The Tribunal emphasised that only one of these measures would have to be met in order for interim measures to be granted. It also emphasised that interim measures under the Treaty remained an extraordinary recourse requiring that, without prejudice to the Tribunal’s ultimate ruling on merits, the claims set forth by the Party seeking those measures appeared at least “plausible”. It determined that the facts underlying the Request satisfied this requirement.

The Tribunal’s order for interim measures

The Tribunal found that the second criteria for ordering interim measures – namely, that they would be “necessary…to avoid prejudice to the final solution of the dispute” – bore most relevance to Pakistan’s application. Indeed, this provision was interpreted to be one intended to protect the Tribunal’s own position rather than the rights or interests of either Party, i.e., where, in the absence of an order for interim measures, ongoing work on the Project might otherwise compromise either the liberty of the Tribunal to render an award or the Parties’ ability to implement an award without prohibitive delay or costs.

Pursuant to this provision, the Tribunal ordered that India could not therefore proceed with any permanent works on or above the riverbed which might inhibit the restoration of the full flow of the river to its natural channel. This included a stop to works which India had originally intended to begin in November. However, India was permitted to proceed with other key components of the Project, including plans to divert the river temporarily using a by-pass tunnel and to build sub-surface foundations for the dam.

The Tribunal also ordered that Pakistan and India arrange for periodic joint inspections of the dam site in order to monitor compliance with the Tribunal’s order, with a joint report to be submitted to the Tribunal by no later than 19 December 2011.

Analysis

The Tribunal is the first ever to be formed under the dispute resolution provisions of the Treaty, although not the first attempt by Pakistan to challenge India’s hydropower activities in the region. In 2005 a “difference” relating to India’s Baglihar project on the Chenab river was resolved by a neutral expert under a separate provision of the Treaty (a determination that itself became a point of contention between the Parties in the present proceedings).

As it is a sui generis Tribunal constituted under the Treaty, the Tribunal’s findings on Pakistan’s interim measures application are not reflective of custom in international law.
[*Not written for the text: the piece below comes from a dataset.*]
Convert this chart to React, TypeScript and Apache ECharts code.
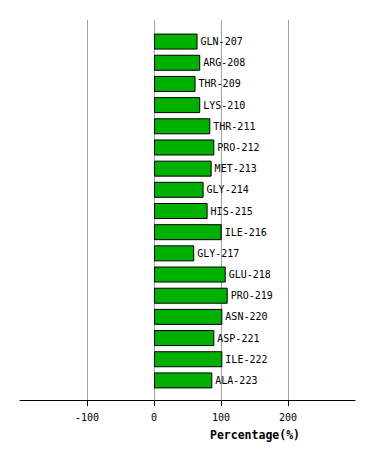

Indeed, the Tribunal was at pains to differentiate its role in determining whether the Request complied with the provisions of the Treaty from the jurisprudence of the International Court of Justice on interim measures, which it specifically distinguished.
The Tribunal’s decision seeks to find middle ground between the demands of Pakistan that its long-term rights – should it win on merits – not be put in jeopardy by a fait accompli on the ground and the demands of India that it be allowed to continue with important works affecting the jobs and livelihoods of many of its citizens.

More broadly, the Tribunal took a relatively positive view of the proceedings: despite Pakistan invoking historic grievances dating back to 1948, the Tribunal noted that it was “important at the outset…to record that key matters of agreement have emerged in the course of this arbitration…[which] bode well for the continuing vitality of the Treaty”. An award on merits, which will provide a further significant test of the Treaty’s vitality, is expected in late 2012 or early 2013.